- **CHALLENGE**
Find every line in the records below that holds the word "this" and copy it.

- **Plotting code records**
━━━━━━━━━━

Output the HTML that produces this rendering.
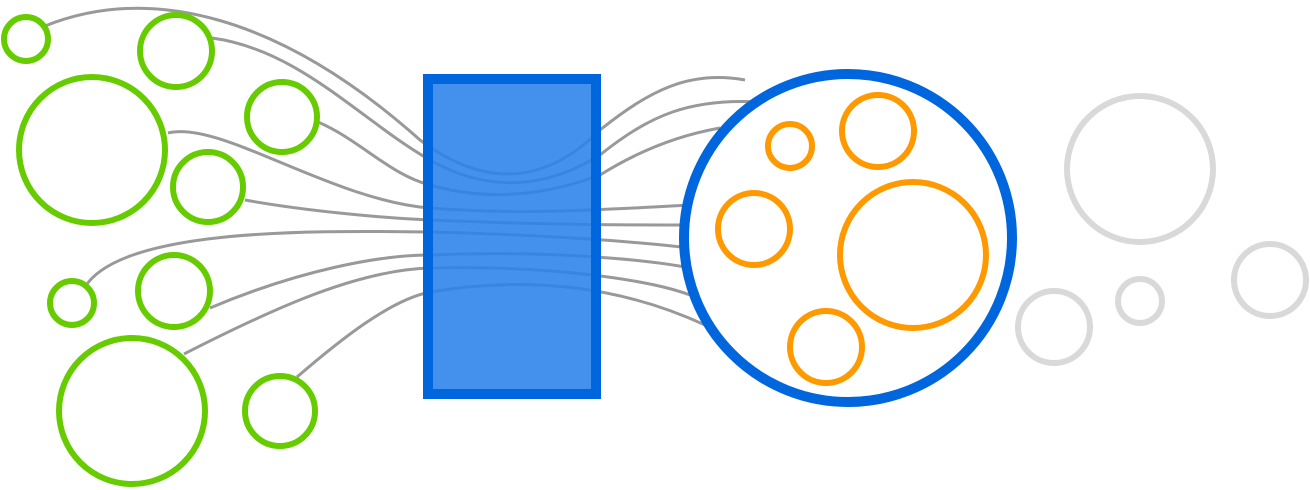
<!DOCTYPE html>
<html><head><meta charset="utf-8"><style>html,body{margin:0;padding:0;background:#fff;}svg{display:block}</style></head>
<body>
<svg width="1310" height="490" viewBox="0 0 1310 490" xmlns="http://www.w3.org/2000/svg">
<g fill="none" stroke="#999" stroke-width="3">
<path d="M45,26 C150,-16 280,15 420,140 C500,200 560,170 600,130 C650,90 690,70 745,80"/>
<path d="M212,38 C300,50 360,120 430,160 C500,200 560,180 600,155 C650,115 690,98 760,102"/>
<path d="M318,122 C360,140 390,175 430,185 C500,205 560,190 600,175 C640,150 680,135 720,128"/>
<path d="M168,133 C220,120 330,200 430,208 C520,215 600,210 690,205"/>
<path d="M245,200 C300,210 380,218 430,220 C550,225 620,225 690,225"/>
<path d="M85,287 C120,230 300,230 430,232 C550,235 640,242 690,248"/>
<path d="M210,308 C300,270 380,255 430,255 C550,250 650,260 690,268"/>
<path d="M184,354 C280,305 360,270 430,268 C550,265 650,280 690,295"/>
<path d="M297,377 C340,340 390,300 430,292 C550,272 640,295 705,325"/>
</g>
<rect x="428" y="79" width="168" height="315" fill="#2a82ea" fill-opacity="0.88" stroke="#0066dd" stroke-width="10"/>
<g fill="none" stroke="#66cc00" stroke-width="6">
<circle cx="26" cy="39" r="22"/>
<circle cx="176" cy="51" r="36"/>
<circle cx="92" cy="150" r="73"/>
<circle cx="282" cy="117" r="35"/>
<circle cx="208" cy="187" r="35"/>
<circle cx="72" cy="303" r="22"/>
<circle cx="174" cy="291" r="36"/>
<circle cx="132" cy="411" r="73"/>
<circle cx="280" cy="411" r="35"/>
</g>
<circle cx="848" cy="238" r="164" fill="#fff" stroke="#0066dd" stroke-width="10"/>
<g fill="none" stroke="#ff9900" stroke-width="6">
<circle cx="790" cy="146" r="22"/>
<circle cx="878" cy="131" r="36"/>
<circle cx="754" cy="229" r="36"/>
<circle cx="913" cy="255" r="73"/>
<circle cx="826" cy="347" r="36"/>
</g>
<g fill="none" stroke="#d9d9d9" stroke-width="6">
<circle cx="1140" cy="169" r="73"/>
<circle cx="1054" cy="327" r="36"/>
<circle cx="1140" cy="301" r="22"/>
<circle cx="1270" cy="280" r="36"/>
</g>
</svg>
</body></html>
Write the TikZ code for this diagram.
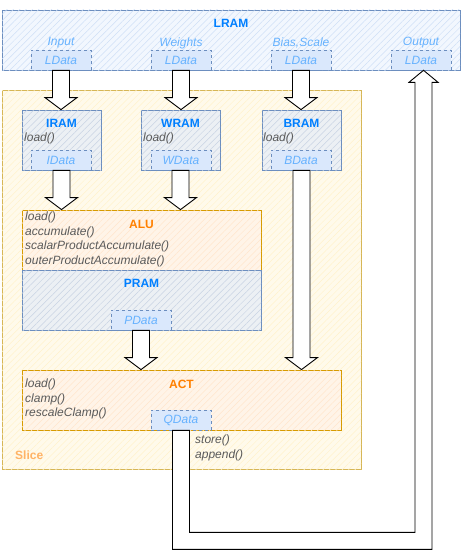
\documentclass[tikz,border=0pt]{standalone}
\usepackage{fontspec}
\setmainfont{Liberation Sans}
\usetikzlibrary{calc,patterns.meta}
\definecolor{blueS}{HTML}{6C8EBF}
\definecolor{blueF}{HTML}{DAE8FC}
\definecolor{blueT}{HTML}{007FFF}
\definecolor{dataT}{HTML}{66B2FF}
\definecolor{greyT}{HTML}{5A5A5A}
\definecolor{orS}{HTML}{D79B00}
\definecolor{orF}{HTML}{FFE6CC}
\definecolor{orT}{HTML}{FF8000}
\definecolor{yeS}{HTML}{D6B656}
\definecolor{yeF}{HTML}{FFF2CC}
\definecolor{sliceT}{HTML}{FFB366}
\newcommand\fatdown[2]{\draw[fat] ($(#1)+(-8.5,0)$) -- ($(#2)+(-8.5,-12)$) -- ($(#2)+(-16,-12)$) -- (#2) -- ($(#2)+(16,-12)$) -- ($(#2)+(8.5,-12)$) -- ($(#1)+(8.5,0)$) -- cycle;}
\begin{document}
\begin{tikzpicture}[x=1pt,y=-1pt,
  every node/.style={font=\fontsize{12}{14}\selectfont, inner sep=0pt},
  hatch/.style={postaction={pattern={Lines[angle=45,distance=4.5pt,line width=0.5pt]}, pattern color=#1}},
  lram/.style={draw=blueS, line width=0.8pt, fill=blueF!35, hatch=blueF!90!blueS, minimum width=458pt, minimum height=60pt},
  ram/.style={draw=blueS, line width=0.8pt, fill=blueF!25!white!92!gray, hatch=blueF!80!gray, minimum width=79pt, minimum height=60pt},
  dat/.style={draw=blueS, dashed, line width=0.6pt, fill=blueF, minimum width=60pt, minimum height=20pt, text=dataT, font=\fontsize{12}{14}\selectfont\itshape},
  slice/.style={draw=yeS, line width=0.8pt, fill=yeF!40, hatch=yeF, minimum width=359pt, minimum height=379pt},
  unit/.style={draw=orS, line width=0.8pt, fill=orF!45, hatch=orF, minimum height=60pt},
  btitle/.style={text=blueT, font=\fontsize{12}{14}\selectfont\bfseries},
  otitle/.style={text=orT, font=\fontsize{12}{14}\selectfont\bfseries},
  meth/.style={text=greyT, font=\fontsize{12}{14.5}\selectfont\itshape, align=left},
  lab/.style={text=dataT, font=\fontsize{12}{14}\selectfont\itshape},
  fat/.style={draw=black, fill=white, line width=0.9pt, line join=miter}]
\useasboundingbox (0,0) rectangle (462,551);
% LRAM
\node[lram] (lram) at (231,40) {};
\node[btitle] (lramT) at (231,23) {LRAM};
\node[lab] (inL) at (61,43) {Input};
\node[lab] (wL) at (181,43) {Weights};
\node[lab] (bL) at (301,43) {Bias,Scale};
\node[lab] (oL) at (421,43) {Output};
\node[dat] (ld1) at (61,60) {LData};
\node[dat] (ld2) at (181,60) {LData};
\node[dat] (ld3) at (301,60) {LData};
\node[dat] (ld4) at (421,60) {LData};
% Slice
\node[slice] (slice) at (181.5,279.5) {};
\node[text=sliceT, font=\fontsize{12}{14}\selectfont\bfseries, anchor=west] (sliceT) at (15,455) {Slice};
% RAMs
\node[ram] (iram) at (61.5,140) {};
\node[btitle] (iramT) at (61.5,123) {IRAM};
\node[meth, anchor=west] (iramM) at (24,138) {load()};
\node[dat] (idata) at (61,160) {IData};
\node[ram] (wram) at (180.5,140) {};
\node[btitle] (wramT) at (180.5,123) {WRAM};
\node[meth, anchor=west] (wramM) at (143,138) {load()};
\node[dat] (wdata) at (181,160) {WData};
\node[ram] (bram) at (301.5,140) {};
\node[btitle] (bramT) at (301.5,123) {BRAM};
\node[meth, anchor=west] (bramM) at (263,138) {load()};
\node[dat] (bdata) at (301,160) {BData};
% ALU
\node[unit, minimum width=239pt] (alu) at (141.5,240) {};
\node[otitle] (aluT) at (141.5,224) {ALU};
\node[meth, anchor=north west] (aluM) at (25,212) {load()\\accumulate()\\scalarProductAccumulate()\\outerProductAccumulate()};
% PRAM
\node[ram, minimum width=239pt] (pram) at (141.5,300) {};
\node[btitle] (pramT) at (141.5,283) {PRAM};
\node[dat] (pdata) at (141,320) {PData};
% ACT
\node[unit, minimum width=319pt] (act) at (181.5,400) {};
\node[otitle] (actT) at (181.5,384) {ACT};
\node[meth, anchor=north west] (actM) at (25,379) {load()\\clamp()\\rescaleClamp()};
\node[dat] (qdata) at (181,420) {QData};
\node[meth, anchor=north west] (stM) at (195,435) {store()\\append()};
% arrows
\coordinate (a1) at (ld1.south |- iram.north);
\coordinate (a2) at (ld2.south |- wram.north);
\coordinate (a3) at (ld3.south |- bram.north);
\coordinate (s1) at (iram.south);
\coordinate (s2) at (wram.south);
\coordinate (t1) at (iram.south |- alu.north);
\coordinate (t2) at (wram.south |- alu.north);
\coordinate (t3) at (pdata.south |- act.north);
\coordinate (s4) at (bram.south);
\coordinate (t4) at (bram.south |- act.north);
\fatdown{ld1.south}{a1}
\fatdown{ld2.south}{a2}
\fatdown{ld3.south}{a3}
\fatdown{s1}{t1}
\fatdown{s2}{t2}
\fatdown{pdata.south}{t3}
\fatdown{s4}{t4}
% return arrow QData -> Output LData
\coordinate (q) at (qdata.south);
\coordinate (o) at ([xshift=2.5pt]ld4.south);
\draw[fat] ($(q)+(-8.5,0)$) -- ($(q)+(-8.5,119)$) -| ($(o)+(8.5,12)$) -- ($(o)+(14.5,12)$) -- (o) -- ($(o)+(-14.5,12)$) -- ($(o)+(-8.5,12)$) |- ($(q)+(8.5,102)$) -- ($(q)+(8.5,0)$) -- cycle;
\end{tikzpicture}
\end{document}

━━━━━━━━━━

- **CORRECT RESULT**
Output the HTML that produces this rendering.
Write the TikZ code for this diagram.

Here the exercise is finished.